François Boucher – Louise O'Murphy (1752)
The mistress of the king of France proudly displays her bottom in this picture from the age of the Marquis de Sade. In the 18th century of Enlightenment and spanking, Louise O'Murphy is not just nude – she is posed erotically. The artistic tradition of the nude, which goes back to ancient Greece, is sometimes wrongly imagined to be an ethereal pursuit of classic beauty. In fact, as Boucher and his model prove, it has always been and always will be about sex.
Ingres – La Grande Odalisque (1814)
This insouciantly provocative nude is gratuitously offered to the eye of some imagined sultan. Her perfume of orientalist fantasy casts the onlooker as a decadent connoisseur of sensual pleasure. Ingres makes his Odalisque almost surreally curvy, impossibly waxen-skinned, yet more real than any photograph. Utterly amoral, this painting is a depraved engine of delight.
Guerrilla Girls – Do women have to be naked to get into the Met Museum? (1989)
In this classic riposte to millennia of male voyeurism, the Guerrilla Girls give an ape head to Ingres's nothing-if-not-objectifying Odalisque. There are more female nudes in art than there are famous women artists. Is the nude just an instrument of oppression? Are Titian and Ingres misogynists? Today, it's hard to look at the nude without asking those questions.
Pablo Picasso – Nude, Green Leaves and Bust (1932)
Pablo Picasso – Nude, Green Leaves and Bust |
Picasso imagines his lover as a welcoming cloud of pinkness, a constellation of curves, in this ecstatic painting. The woman, here, is a part of nature, reduced to the status of objects in a still life, to be enjoyed by the male artist. Yet his love, possessive as it is, cannot be doubted. Picasso puts his own sexuality into every pigment of this opulent painting. If his vision of the nude is utterly proprietorial, it is also absolutely honest.

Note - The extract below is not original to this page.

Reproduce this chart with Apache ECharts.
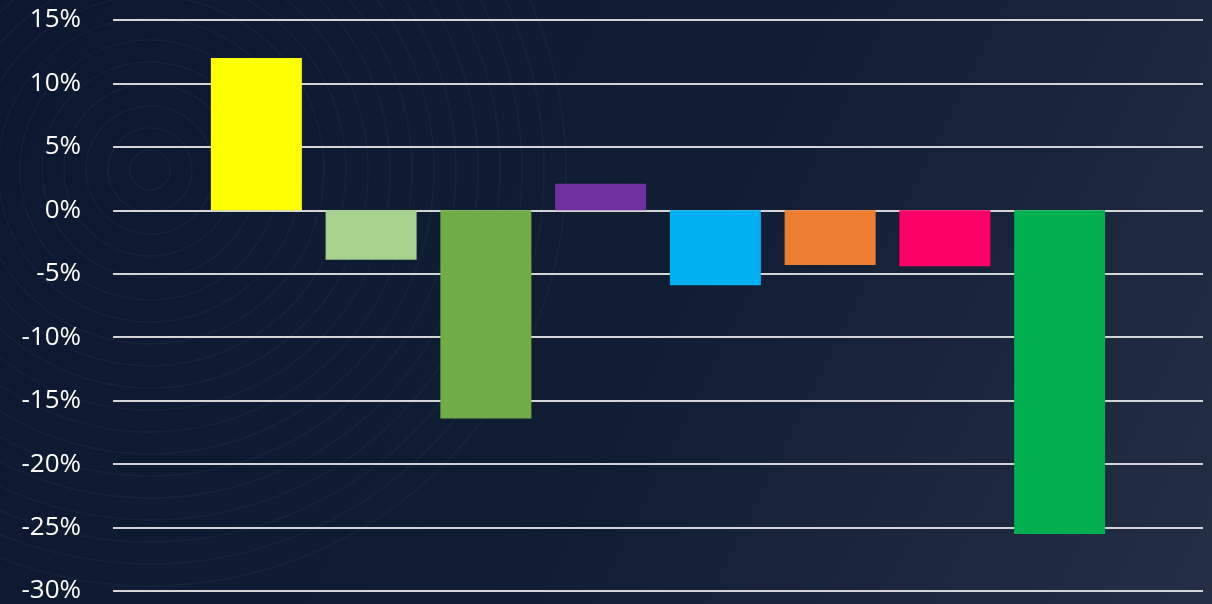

Hannah Wilke – SOS Starification Object Series (Back) (1974)
Wilke exhibits herself as a "starification object", her body marked by the stigmata of voyeurism. In a world ruled by the male gaze, she seems to have sprouted surreal vagina-like growths under the pressure of relentlessly being stared at. This feminist perspective on the oppression of looking turns the ancient tradition of the nude in art inside out to display the pain of being gazed at.
After Praxiteles – Capitoline Venus (copied from a 4th-century BC original)

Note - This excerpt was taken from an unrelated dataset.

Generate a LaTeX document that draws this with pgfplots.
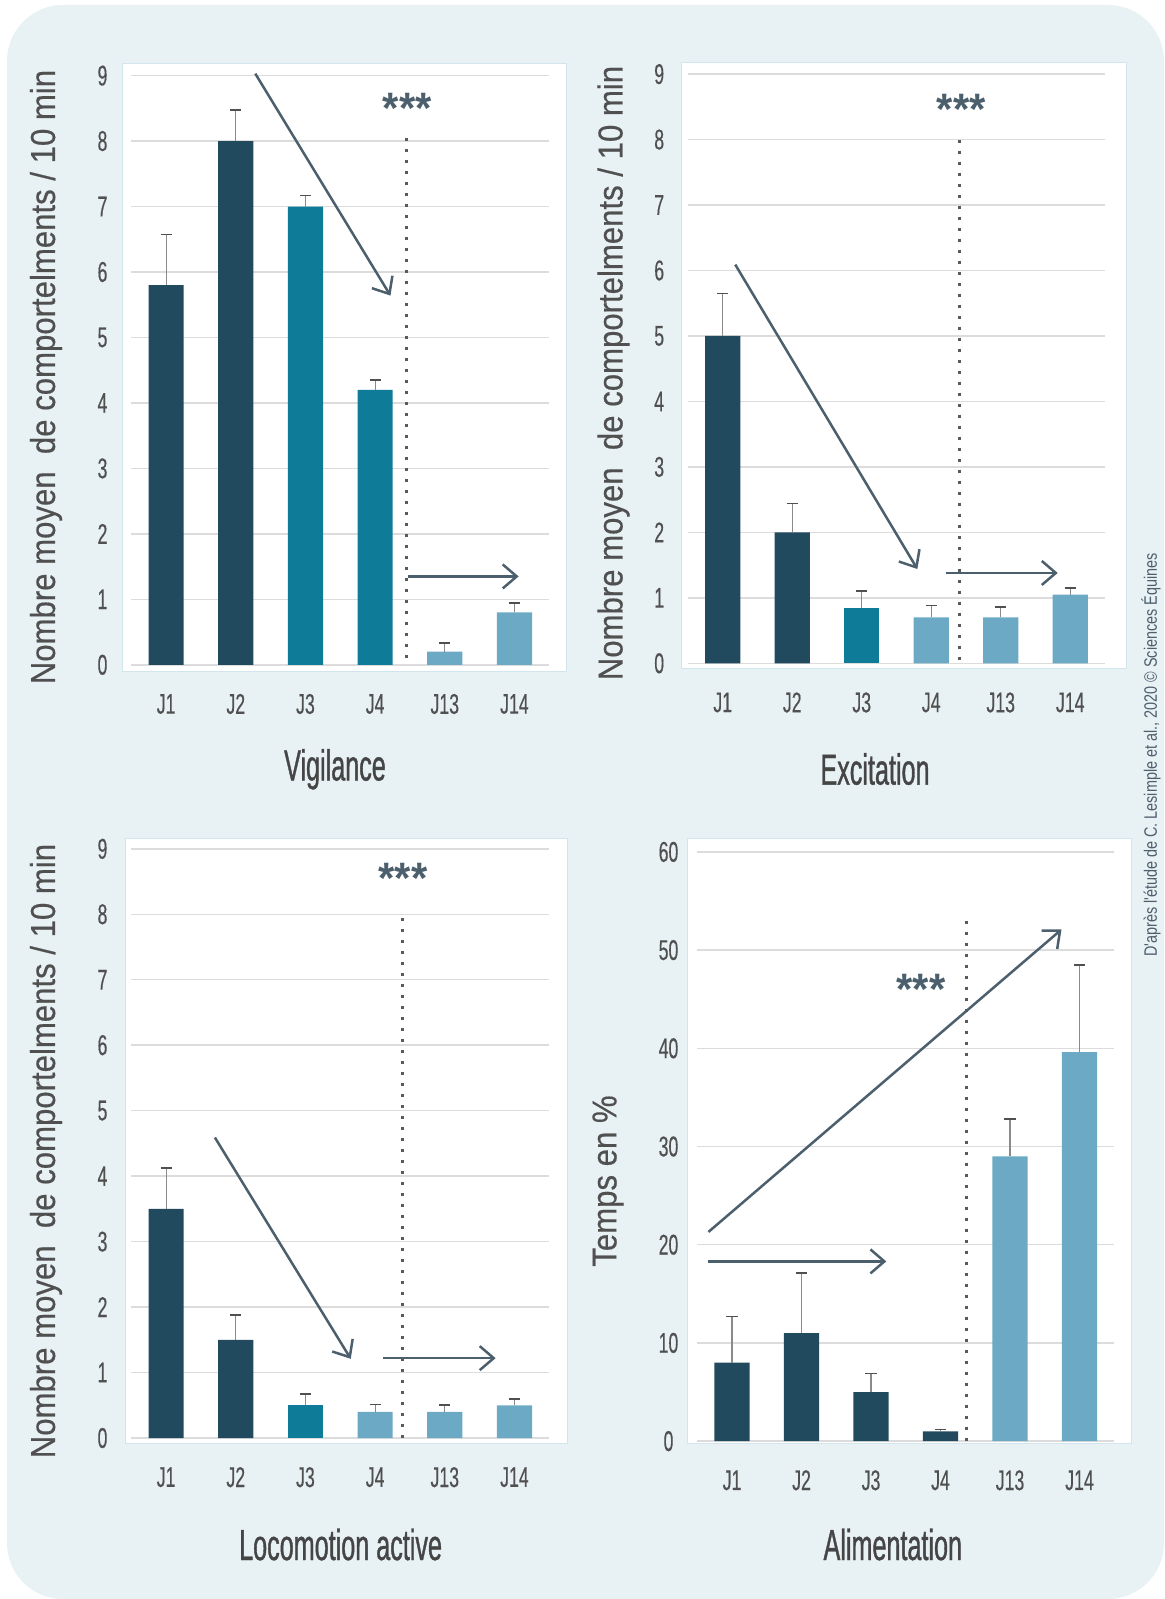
\documentclass[border=0pt]{standalone}
\usepackage{fontspec}
\setmainfont{Liberation Sans}[FakeStretch=0.62, FakeBold=0.3]
\newfontfamily\ylabfont{Liberation Sans}[FakeStretch=0.9, FakeBold=0.4]
\newfontfamily\titlefont{Liberation Sans}[FakeStretch=0.58, FakeBold=0.8]
\newfontfamily\copyfont{Liberation Sans}[FakeStretch=0.8]
\newfontfamily\starfont{Liberation Sans}[FakeStretch=0.95]
\usepackage{pgfplots}
\pgfplotsset{compat=1.18}
\usetikzlibrary{arrows.meta}
\definecolor{bgcol}{HTML}{E8F1F4}
\definecolor{boxline}{HTML}{D3E5EC}
\definecolor{cdark}{HTML}{224A5E}
\definecolor{cteal}{HTML}{0E7C99}
\definecolor{clight}{HTML}{6BA9C4}
\definecolor{gridcol}{HTML}{DCDCDC}
\definecolor{tickcol}{HTML}{505050}
\definecolor{titlecol}{HTML}{454545}
\definecolor{arrowcol}{HTML}{4C5F6D}
\definecolor{errcol}{HTML}{8A8A8A}
\definecolor{errcap}{HTML}{505050}
\definecolor{dotcol}{HTML}{5A5A5A}
\tikzset{
  arr/.style={draw=arrowcol, line width=1.25pt, -{Straight Barb[length=7pt, width=12pt, line width=1.25pt]}},
  dots/.style={draw=dotcol, line width=1.5pt, dash pattern=on 1.5pt off 4pt},
}
\pgfplotsset{
  mybar/.style={ybar, bar width=17.6pt, bar shift=0pt, draw=none, fill=#1,
    error bars/.cd, y dir=plus, y explicit,
    error bar style={line width=0.6pt, draw=errcol},
    error mark options={rotate=90, line width=0.8pt, draw=errcap, mark size=2.8pt}},
  panel/.style={scale only axis, width=209pt, height=294.6pt,
    xmin=-0.5, xmax=5.5, ymin=0,
    axis line style={draw=none}, tick style={draw=none},
    ymajorgrids, grid style={gridcol, line width=0.75pt},
    xtick={0,...,5}, xticklabels={J1,J2,J3,J4,J13,J14},
    tick label style={font=\fontsize{14.25}{17}\selectfont, text=tickcol},
    xticklabel style={anchor=center, yshift=-19.6pt},
    yticklabel style={anchor=center, xshift=-14.4pt},
    /pgf/number format/assume math mode=true,
    clip=false, anchor=south west},
}
\newcommand\stars{{\starfont\bfseries\fontsize{22}{24}\selectfont ***}}
\begin{document}
\begin{tikzpicture}
\useasboundingbox (0,0) rectangle (582pt,-799.5pt);
\fill[bgcol, rounded corners=28pt] (3.5pt,-2.5pt) rectangle (582pt,-799.5pt);
\filldraw[fill=white, draw=boxline, line width=0.5pt] (61.25pt,-32pt) rectangle (283pt,-335.5pt);
\filldraw[fill=white, draw=boxline, line width=0.5pt] (340.85pt,-31.1pt) rectangle (563.35pt,-334.2pt);
\filldraw[fill=white, draw=boxline, line width=0.5pt] (62.5pt,-419pt) rectangle (283.5pt,-721.5pt);
\filldraw[fill=white, draw=boxline, line width=0.5pt] (343.65pt,-419.1pt) rectangle (565.95pt,-721.8pt);

% Panel 1: Vigilance
\begin{axis}[panel, at={(65.65pt,-332.4pt)}, ymax=9, ytick={0,...,9}]
\addplot[mybar=cdark] coordinates {(0,5.8) +- (0,0.77) (1,8.0) +- (0,0.47)};
\addplot[mybar=cteal] coordinates {(2,7.0) +- (0,0.17) (3,4.2) +- (0,0.15)};
\addplot[mybar=clight] coordinates {(4,0.2) +- (0,0.13) (5,0.8) +- (0,0.14)};
\draw[dots] (axis cs:3.455,8.04) -- (axis cs:3.455,0);
\draw[arr] (axis cs:1.28,9.03) -- (axis cs:3.22,5.64);
\draw[arr] (axis cs:3.47,1.35) -- (axis cs:5.06,1.35);
\node[text=arrowcol] at (axis cs:3.46,8.50) {\stars};
\end{axis}

% Panel 2: Excitation
\begin{axis}[panel, width=208.5pt, at={(344pt,-331.65pt)}, ymax=9, ytick={0,...,9}]
\addplot[mybar=cdark] coordinates {(0,5.0) +- (0,0.65) (1,2.0) +- (0,0.44)};
\addplot[mybar=cteal] coordinates {(2,0.85) +- (0,0.25)};
\addplot[mybar=clight] coordinates {(3,0.7) +- (0,0.18) (4,0.7) +- (0,0.16) (5,1.05) +- (0,0.10)};
\draw[dots] (axis cs:3.40,8.0) -- (axis cs:3.40,0);
\draw[arr] (axis cs:0.18,6.09) -- (axis cs:2.80,1.44);
\draw[arr] (axis cs:3.21,1.38) -- (axis cs:4.82,1.38);
\node[text=arrowcol] at (axis cs:3.43,8.46) {\stars};
\end{axis}

% Panel 3: Locomotion active
\begin{axis}[panel, at={(65.65pt,-719pt)}, ymax=9, ytick={0,...,9}]
\addplot[mybar=cdark] coordinates {(0,3.5) +- (0,0.62) (1,1.5) +- (0,0.38)};
\addplot[mybar=cteal] coordinates {(2,0.5) +- (0,0.17)};
\addplot[mybar=clight] coordinates {(3,0.4) +- (0,0.11) (4,0.4) +- (0,0.10) (5,0.5) +- (0,0.10)};
\draw[dots] (axis cs:3.39,7.94) -- (axis cs:3.39,0);
\draw[arr] (axis cs:0.70,4.59) -- (axis cs:2.65,1.21);
\draw[arr] (axis cs:3.11,1.22) -- (axis cs:4.73,1.22);
\node[text=arrowcol] at (axis cs:3.40,8.55) {\stars};
\end{axis}

% Panel 4: Alimentation
\begin{axis}[panel, width=208.5pt, at={(348.65pt,-720.55pt)}, ymax=60, ytick={0,10,...,60}]
\addplot[mybar=cdark] coordinates {(0,8) +- (0,4.7) (1,11) +- (0,6.1) (2,5) +- (0,1.9) (3,1) +- (0,0.2)};
\addplot[mybar=clight] coordinates {(4,29) +- (0,3.8) (5,39.6) +- (0,8.9)};
\draw[dots] (axis cs:3.37,53.0) -- (axis cs:3.37,0);
\draw[arr] (axis cs:-0.34,21.3) -- (axis cs:4.74,52.1);
\draw[arr] (axis cs:-0.35,18.3) -- (axis cs:2.22,18.3);
\node[text=arrowcol] at (axis cs:2.72,46.0) {\stars};
\end{axis}

% axis labels
\begin{scope}[every node/.style={text=tickcol}]
\node[rotate=90, font=\ylabfont\fontsize{17.3}{19}\selectfont] at (23pt,-188.5pt) {Nombre moyen\ \ de comportelments / 10 min};
\node[rotate=90, font=\ylabfont\fontsize{17.3}{19}\selectfont] at (306.75pt,-186.5pt) {Nombre moyen\ \ de comportelments / 10 min};
\node[rotate=90, font=\ylabfont\fontsize{17.3}{19}\selectfont] at (23pt,-575.5pt) {Nombre moyen\ \ de comportelments / 10 min};
\node[rotate=90, font=\ylabfont\fontsize{17.3}{19}\selectfont] at (304pt,-590.5pt) {Temps en \%};
\end{scope}
\begin{scope}[every node/.style={text=titlecol, anchor=base, font=\titlefont\fontsize{21.7}{24}\selectfont}]
\node at (167.5pt,-390.25pt) {Vigilance};
\node at (437.5pt,-392.3pt) {Excitation};
\node at (170.3pt,-780pt) {Locomotion active};
\node at (446.4pt,-780pt) {Alimentation};
\end{scope}
\node[rotate=90, text=arrowcol, font=\copyfont\fontsize{9}{11}\selectfont] at (575.5pt,-377.5pt) {D'après l'étude de C. Lesimple et al., 2020 © Sciences Équines};
\end{tikzpicture}
\end{document}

The Greek sculptor Praxiteles more or less created the idea of the female nude. In one of his lost masterpieces, which can be seen only through later Roman copies, he portrayed the goddess Venus naked in a pose that ancient Greeks found intensely provocative. At least one onlooker is said to have attempted to copulate with it. In this alternative take on his daring theme, Praxiteles gives Venus a more decorous pose – even as she is seen naked, she attempts to cover herself modestly, in a way that actually draws attention to sexuality and its dangers.
Sandro Botticelli – The Birth of Venus (c 1484)
Botticelli revived the love goddess Venus in the Renaissance, posing her in the modest manner pioneered by the ancient artist Praxiteles, as he sets out not to titillate, but philosophise. According to Plato and his followers the contemplation of physical beauty can lead the mind to heavenly truth. Botticelli's Venus is not a sex object. She is a divine teacher of spiritual enlightenment. Hers is a beauty that heals the world.
Diego Velázquez – The Rokeby Venus (1647-51)
In the early 20th century this luxuriant nude was attacked by a suffragette who slashed it repeatedly. And yet, a second look at Velázquez's subtle painting reveals that it contains its own critique of looking. As we feast our eyes on pink flesh laid out amid rich silvers and reds, the model is looking in a mirror. Her features in the glass are blurred and hesitant, her expression grave. What is she thinking of? Velázquez makes us ask. He sets up an anxious tension between mind and body, between displayed flesh and secret soul. In so doing he paints a nude not only beautiful, but profound.